Mr. Speaker, my reason for rising is the need for an emergency debate on the Liberal inflation tax. As the Speaker knows, half-a-trillion dollars of Liberal inflationary Liberal deficits mean more dollars chasing fewer goods leading to higher prices. It is a long-proven statistical correlation that when governments run huge deficits and print money to pay for it, prices rise for everything and everybody.
Academics, the media and Liberal politicians are trying to tie inflation to the COVID-19 pandemic. Unfortunately, that does not hold water. Saudi Arabia, Switzerland, England, Germany, China, India, Japan, Singapore, the other G7 countries and the eurozone are all grappling with the COVID-19 crisis, and yet inflation is not as high in those places.

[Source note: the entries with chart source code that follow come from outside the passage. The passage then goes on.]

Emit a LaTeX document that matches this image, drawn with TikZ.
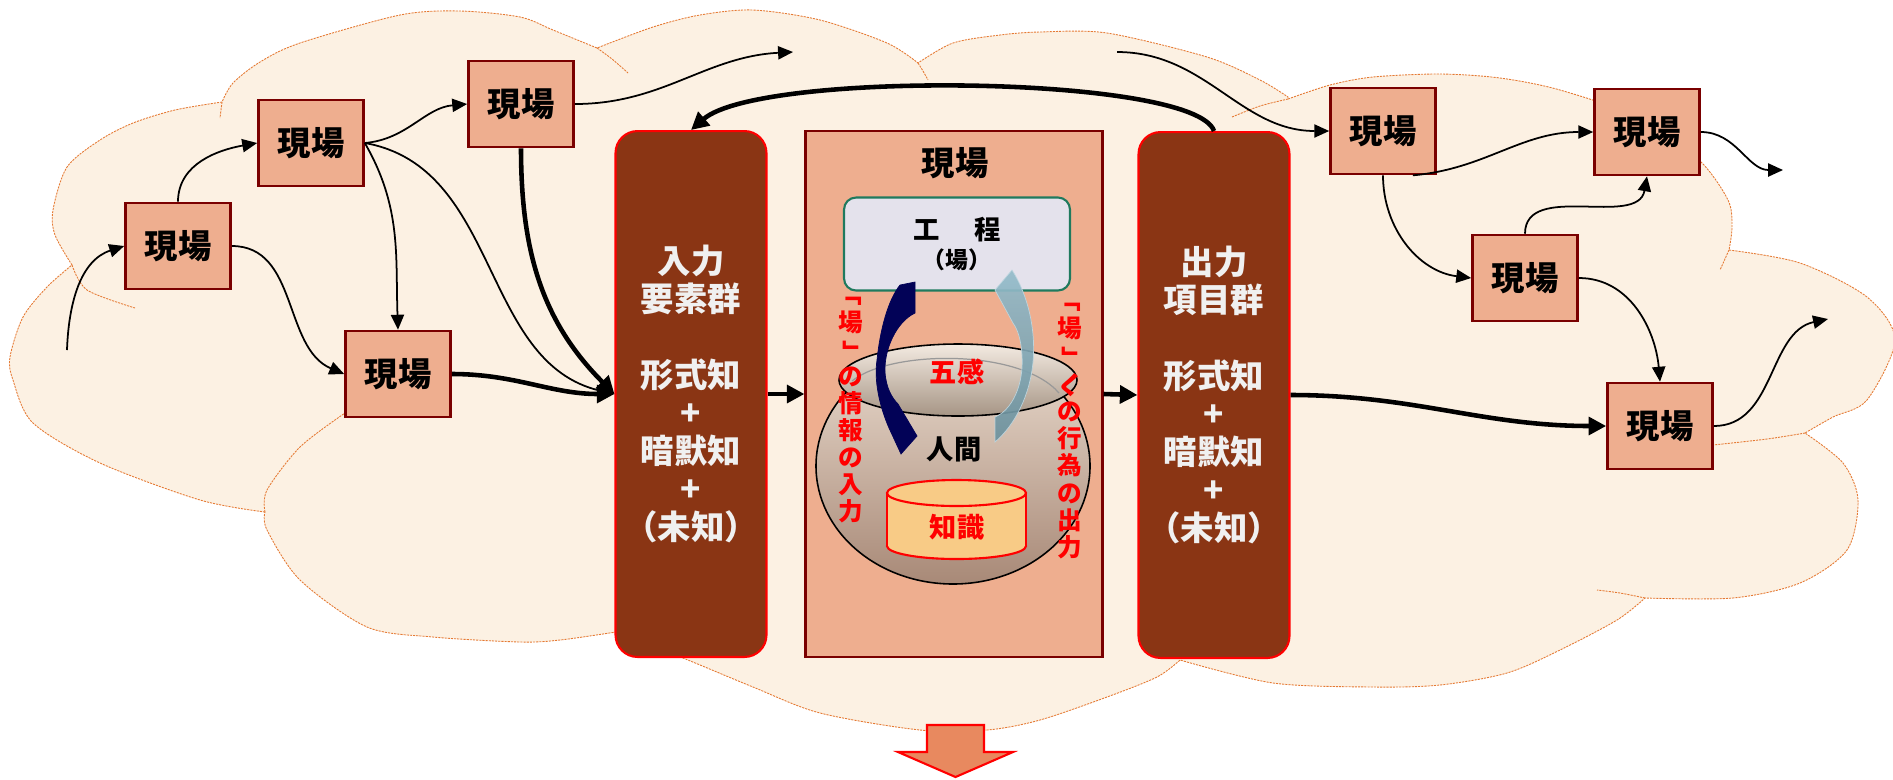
\documentclass[tikz,border=0pt]{standalone}
\usepackage{fontspec}
\setmainfont{Noto Sans CJK JP}
\usetikzlibrary{arrows.meta}

\definecolor{cloudfill}{HTML}{FCF1E3}
\definecolor{cloudline}{HTML}{E57A34}
\definecolor{genbafill}{HTML}{EEAE8F}
\definecolor{genbaline}{HTML}{7A0000}
\definecolor{groupfill}{HTML}{8A3514}
\definecolor{kouteifill}{HTML}{E4E2EC}
\definecolor{kouteiline}{HTML}{1F7A5E}
\definecolor{chishikifill}{HTML}{F8CB86}
\definecolor{potlight}{HTML}{EADCCF}
\definecolor{potdark}{HTML}{A88977}
\definecolor{rimlight}{HTML}{F3EAE1}
\definecolor{rimdark}{HTML}{A69585}
\definecolor{navyarrow}{HTML}{020257}
\definecolor{bluearrow}{HTML}{94BCCB}
\definecolor{bluearrowd}{HTML}{6D919D}
\definecolor{downarrow}{HTML}{E8895F}

\newcommand{\vopen}{\rotatebox[origin=c]{-90}{「}}
\newcommand{\vclose}{\rotatebox[origin=c]{-90}{」}}

\tikzset{
    cloud/.style = {fill=cloudfill, draw=cloudline, line width=0.5pt, dash pattern=on 1.2pt off 0.6pt},
    cloudedge/.style = {draw=cloudline, line width=0.5pt, dash pattern=on 1.2pt off 0.6pt},
    genba/.style = {rectangle, line width=1.5pt, draw=genbaline, fill=genbafill, minimum width=2.1cm, minimum height=1.72cm, inner sep=0pt, font=\fontsize{19}{21}\selectfont\bfseries},
    groupbox/.style = {rectangle, rounded corners=0.44cm, line width=1.2pt, draw=red, fill=groupfill, minimum width=3.02cm, minimum height=10.52cm, align=center, text=white!94!black, font=\fontsize{19}{21.7}\selectfont\bfseries},
    babox/.style = {rectangle, line width=1.2pt, draw=genbaline, fill=genbafill, minimum width=5.94cm, minimum height=10.52cm},
    koutei/.style = {rectangle, rounded corners=0.24cm, line width=1.2pt, draw=kouteiline, fill=kouteifill, minimum width=4.52cm, minimum height=1.86cm, align=center, font=\fontsize{15}{16.4}\selectfont\bfseries},
    potbody/.style = {draw=black, line width=0.9pt, top color=potlight, bottom color=potdark},
    potrim/.style = {draw=black, line width=0.9pt, top color=rimlight, bottom color=rimdark},
    cyl/.style = {draw=red, fill=chishikifill, line width=1.2pt},
    redv/.style = {align=center, text=red, inner sep=0pt, font=\fontsize{14}{15.4}\selectfont\bfseries},
    label/.style = {inner sep=0pt, font=\fontsize{15.5}{17}\selectfont\bfseries},
    edgen/.style = {-{Triangle[length=8.5pt,width=7.5pt]}, line width=1pt, black},
    edgek/.style = {-{Triangle[length=10pt,width=10pt]}, line width=2.6pt, black}
}

\begin{document}
\begin{tikzpicture}[x=0.02cm, y=-0.02cm]
\useasboundingbox (0,0) rectangle (1893,779);

% cloud outline, one puff after another
\path[cloud]
    plot[smooth] coordinates {(265,512) (200,500) (100,463) (33,423) (13,380) (10,357) (23,317) (47,287) (72,265)}
 -- plot[smooth] coordinates {(72,265) (55,235) (53,210) (67,167) (100,140) (133,123) (175,110) (222,102)}
 -- plot[smooth] coordinates {(222,102) (233,83) (260,62) (300,43) (400,15) (460,11) (520,17) (553,30) (597,48)}
 -- plot[smooth] coordinates {(597,48) (653,27) (700,15) (753,10) (820,20) (887,43) (918,63)}
 -- plot[smooth] coordinates {(918,63) (953,43) (1000,35) (1040,32) (1107,33) (1207,57) (1260,80) (1288,97)}
 -- plot[smooth] coordinates {(1288,99) (1330,85) (1373,77) (1440,74) (1500,78) (1560,90) (1640,118) (1699,160) (1728,200) (1732,227) (1729,250)}
 -- plot[smooth] coordinates {(1729,250) (1800,263) (1867,297) (1895,340) (1867,400) (1833,417) (1805,433)}
 -- plot[smooth] coordinates {(1805,433) (1843,463) (1858,500) (1847,550) (1800,583) (1733,598) (1645,598)}
 -- plot[smooth] coordinates {(1645,598) (1617,620) (1560,650) (1507,673) (1440,685) (1373,687) (1273,683) (1180,660)}
 -- plot[smooth] coordinates {(1180,660) (1157,677) (1107,697) (1040,720) (987,730) (920,730) (820,713) (753,687) (683,658) (616,632)}
 -- plot[smooth] coordinates {(616,632) (560,640) (520,642) (433,637) (367,627) (300,580) (267,530) (265,512)}
 -- cycle;
\draw[cloudedge] plot[smooth] coordinates {(72,265) (87,290) (135,308)};
\draw[cloudedge] (222,102) -- (220,118);
\draw[cloudedge] plot[smooth] coordinates {(597,48) (612,59) (628,73)};
\draw[cloudedge] plot[smooth] coordinates {(918,63) (923,71) (928,80)};
\draw[cloudedge] plot[smooth] coordinates {(1288,99) (1260,106) (1232,117)};
\draw[cloudedge] (1729,250) -- (1720,270);
\draw[cloudedge] plot[smooth] coordinates {(1805,433) (1767,439) (1713,445)};
\draw[cloudedge] plot[smooth] coordinates {(1645,598) (1620,593) (1597,590)};
\draw[cloudedge] plot[smooth] coordinates {(265,512) (267,490) (300,447) (345,413)};

% sites
\node[genba] at ( 178, 246) (a) {現場};
\node[genba] at ( 311, 143) (b) {現場};
\node[genba] at ( 521, 104) (c) {現場};
\node[genba] at ( 398, 374) (d) {現場};
\node[genba] at (1383, 131) (e) {現場};
\node[genba] at (1647, 132) (f) {現場};
\node[genba] at (1525, 278) (g) {現場};
\node[genba] at (1660, 426) (h) {現場};

\node[groupbox] at ( 691, 394) (inp) {入力\\要素群\\\mbox{}\\形式知\\+\\暗默知\\+\\（未知）};
\node[babox] at ( 954, 394) (ba) {};
\node[groupbox] at (1214, 395) (outp) {出力\\項目群\\\mbox{}\\形式知\\+\\暗默知\\+\\（未知）};
\node[inner sep=0pt, font=\fontsize{19}{21}\selectfont\bfseries] at (955,163) (batitle) {現場};
\node[koutei] at (957,244) (kt) {工\hspace{1.3em}程\\{\fontsize{13}{15}\selectfont （場）}};

% free ends
\coordinate (s0) at (67,350);
\coordinate (t1) at (793,52);
\coordinate (s2) at (1117,52);
\coordinate (t3) at (1783,170);
\coordinate (t4) at (1828,319);

\draw[edgen] (s0) to[out=88,in=198] (a.west);
\draw[edgen] (a.north) to[out=90,in=190] (b.west);
\draw[edgen] (a.east) to[out=0,in=157] (d.west);
\draw[edgen] (b.east) to[out=5,in=185] (c.west);
\draw[edgen] (b.east) to[out=-60,in=92] (d.north);
\draw[edgen] (b.east) to[out=-10,in=167] (inp.west);
\draw[edgen] (c.east) to[out=0,in=183] (t1);
\draw[edgek] (c.south) to[out=-90,in=135] (inp.west);
\draw[edgek] (d.east) to[out=0,in=180] (inp.west);
\draw[edgek] (inp.east) -- (ba.west);
\draw[edgek] (ba.east) -- (outp.west);
\draw[edgek] (outp.north) .. controls (1195,75) and (760,70) .. (inp.north);
\draw[edgek] (outp.east) to[out=0,in=180] (h.west);
\draw[edgen] (s2) to[out=0,in=180] (e.west);
\draw[edgen] (e.-56) to[out=5,in=180] (f.west);
\draw[edgen] (e.south) to[out=-90,in=173] (g.west);
\draw[edgen] (g.north) to[out=90,in=-100] (f.south);
\draw[edgen] (f.east) to[out=0,in=180] (t3);
\draw[edgen] (g.east) to[out=0,in=95] (h.north);
\draw[edgen] (h.east) to[out=0,in=192] (t4);

% the pot
\draw[potbody] (953,466) ellipse [x radius=137, y radius=118];
\draw[potrim] (958,380) ellipse [x radius=119, y radius=36];
\draw[gray!80, line width=0.7pt] (852,381) .. controls (890,350) and (1020,348) .. (1059,393);

% knowledge drum
\filldraw[cyl] (956.5,546) ellipse [x radius=69.5, y radius=13];
\fill[chishikifill] (887,493) rectangle (1026,546);
\draw[red, line width=1.2pt] (887,493) -- (887,546) (1026,493) -- (1026,546);
\filldraw[cyl] (956.5,493) ellipse [x radius=69.5, y radius=13];

\node[label, text=red] at (957,372) (gokan) {五感};
\node[label] at (954,449) (ningen) {人間};
\node[label, text=red] at (957,527) (chishiki) {知識};

% curved arrows
\filldraw[navyarrow, line width=0.4pt] (900,285) -- (915,282) -- (915,313)
    .. controls (896,322) and (884,350) .. (885,372) .. controls (886,388) and (892,398) .. (898,404)
    -- (917,436) -- (901,454) -- (889,428)
    .. controls (879,405) and (874,380) .. (877,360) .. controls (880,330) and (888,300) .. cycle;
\draw[top color=bluearrow, bottom color=bluearrowd, draw=bluearrow!60!white, line width=0.4pt, opacity=0.92]
    (1012,270) .. controls (1028,295) and (1036,330) .. (1033,362)
    .. controls (1030,395) and (1015,425) .. (995,442) -- (995,417)
    .. controls (1012,410) and (1024,385) .. (1022,355) .. controls (1021,340) and (1018,330) .. (1013,323)
    -- (995,290) -- cycle;

\node[redv] at (851,402) (nyuryoku) {\vopen\\場\\\vclose\\の\\情\\報\\の\\入\\力};
\node[redv] at (1070,423) (shutsuryoku) {\vopen\\場\\\vclose\\\rotatebox[origin=c]{90}{へ}\\の\\行\\為\\の\\出\\力};

% arrow down
\draw[fill=downarrow, draw=red, line width=1.2pt] (927,725) -- (984,725) -- (984,752) -- (1013,752)
    -- (955.5,777) -- (898,752) -- (927,752) -- cycle;

\end{tikzpicture}
\end{document}
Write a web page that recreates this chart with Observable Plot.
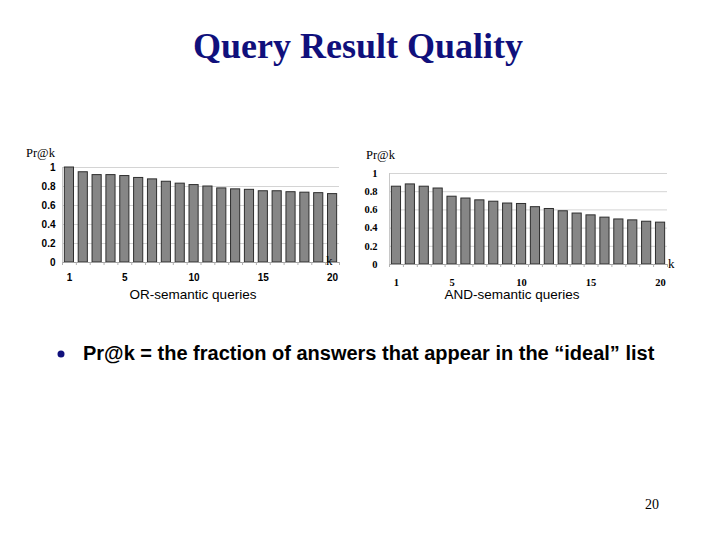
<!DOCTYPE html>
<html><head><meta charset="utf-8">
<script src="https://cdn.jsdelivr.net/npm/d3@7"></script>
<script src="https://cdn.jsdelivr.net/npm/@observablehq/plot@0.6"></script>
<style>
body{margin:0;background:#fff;}
#page{position:relative;width:720px;height:540px;overflow:hidden;background:#fff;}
#page svg{position:absolute;}
</style></head><body><div id="page"></div>
<script>
const k = [1,2,3,4,5,6,7,8,9,10,11,12,13,14,15,16,17,18,19,20];
const orPrecision = [1.00,0.95,0.92,0.92,0.91,0.89,0.875,0.85,0.83,0.815,0.80,0.78,0.77,0.765,0.75,0.75,0.74,0.735,0.73,0.72];
const andPrecision = [0.855,0.88,0.855,0.835,0.745,0.725,0.705,0.69,0.67,0.665,0.63,0.61,0.585,0.56,0.54,0.515,0.495,0.485,0.47,0.46];
const yTicks = [0,0.2,0.4,0.6,0.8,1];
const yTickLabels = ["0","0.2","0.4","0.6","0.8","1"];
const xTickLabels = [1,5,10,15,20];
const bandEdges = [0.5,1.5,2.5,3.5,4.5,5.5,6.5,7.5,8.5,9.5,10.5,11.5,12.5,13.5,14.5,15.5,16.5,17.5,18.5,19.5,20.5];

const page = document.getElementById("page");

function chart(values, o) {
  const data = k.map((kk, i) => ({k: kk, v: values[i]}));
  const svg = Plot.plot({
    width: o.width, height: o.height,
    marginLeft: o.ml, marginRight: o.mr, marginTop: o.mt, marginBottom: o.mb,
    style: {background: "transparent", overflow: "visible"},
    x: {domain: [0.5, 20.5], axis: null},
    y: {domain: [0, 1], axis: null},
    marks: [
      Plot.ruleY(yTicks.slice(1), {stroke: "#d4d4d4", strokeWidth: 1}),
      Plot.ruleX([0.5], {stroke: "#c8c8c8"}),
      Plot.rectY(data, {x1: d => d.k - 0.33, x2: d => d.k + 0.33, y: "v", fill: "#868686", stroke: "#2e2e2e", strokeWidth: 1}),
      Plot.ruleY([0], {stroke: "#a0a0a0"}),
      Plot.axisX({ticks: bandEdges, tickSize: 3, tickFormat: () => "", stroke: "#b0b0b0", label: null}),
      Plot.axisY({ticks: yTicks, tickSize: 0, tickPadding: o.ypad, label: null,
        tickFormat: d => yTickLabels[yTicks.indexOf(d)],
        fontFamily: o.font, fontWeight: "bold", fontSize: o.fs, fill: "#000"}),
      Plot.axisX({ticks: xTickLabels, tickSize: 0, tickPadding: o.xpad, label: null,
        fontFamily: o.font, fontWeight: "bold", fontSize: o.fs, fill: "#000"})
    ]
  });
  svg.style.left = o.left + "px";
  svg.style.top = o.top + "px";
  page.appendChild(svg);
}

chart(orPrecision, {left: 0, top: 140, width: 345, height: 160, ml: 62, mr: 6, mt: 27, mb: 38,
  ypad: 7, xpad: 11, font: "Arial, 'Liberation Sans', sans-serif", fs: 10});
chart(andPrecision, {left: 345, top: 140, width: 375, height: 160, ml: 44, mr: 53, mt: 33, mb: 36,
  ypad: 12, xpad: 14, font: "'Times New Roman', 'Liberation Serif', serif", fs: 10.5});

// overlay texts
const ov = d3.select(page).append("svg").attr("width", 720).attr("height", 540)
  .style("left", "0px").style("top", "0px").style("pointer-events", "none");
const serif = "'Times New Roman', 'Liberation Serif', serif";
const sans = "Arial, 'Liberation Sans', sans-serif";
ov.append("text").attr("x", 358).attr("y", 58).attr("text-anchor", "middle")
  .attr("font-family", serif).attr("font-weight", "bold").attr("font-size", 36).attr("fill", "#10107c")
  .text("Query Result Quality");
ov.append("text").attr("x", 26).attr("y", 157).attr("font-family", serif).attr("font-size", 12.5).text("Pr@k");
ov.append("text").attr("x", 366).attr("y", 159).attr("font-family", serif).attr("font-size", 12.5).text("Pr@k");
ov.append("text").attr("x", 326).attr("y", 265).attr("font-family", serif).attr("font-size", 13).text("k");
ov.append("text").attr("x", 668).attr("y", 268).attr("font-family", serif).attr("font-size", 13).text("k");
ov.append("text").attr("x", 193).attr("y", 299).attr("text-anchor", "middle")
  .attr("font-family", sans).attr("font-size", 13.5).text("OR-semantic queries");
ov.append("text").attr("x", 512).attr("y", 299).attr("text-anchor", "middle")
  .attr("font-family", sans).attr("font-size", 13.5).text("AND-semantic queries");
ov.append("circle").attr("cx", 61).attr("cy", 354).attr("r", 3.5).attr("fill", "#10107c");
ov.append("text").attr("x", 83).attr("y", 360).attr("font-family", sans).attr("font-weight", "bold")
  .attr("font-size", 20).attr("fill", "#000").text("Pr@k = the fraction of answers that appear in the \u201Cideal\u201D list");
ov.append("text").attr("x", 645).attr("y", 509).attr("font-family", serif).attr("font-size", 14).text("20");
</script></body></html>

Obviously, the cause of our inflation is the major increase in government spending, which is causing an increase in prices. More money and fewer goods mean higher prices.
We need to have a debate to protect the interests of consumers. Young people are unable to buy homes and often have to live in their parents' basement. Seniors are having a hard time buying groceries. The cost of gas in Canada is going up, partly because of the world price but also because of the stunning weakness of our dollar, which is linked to the fact we are printing money here in Canada.
Price hikes are taking their toll on poor people, those who are suffering, and those who do not have any financial or real estate investments to help them make money. These people need us.
I am therefore calling for an emergency debate to discuss the Liberals' inflationary tax.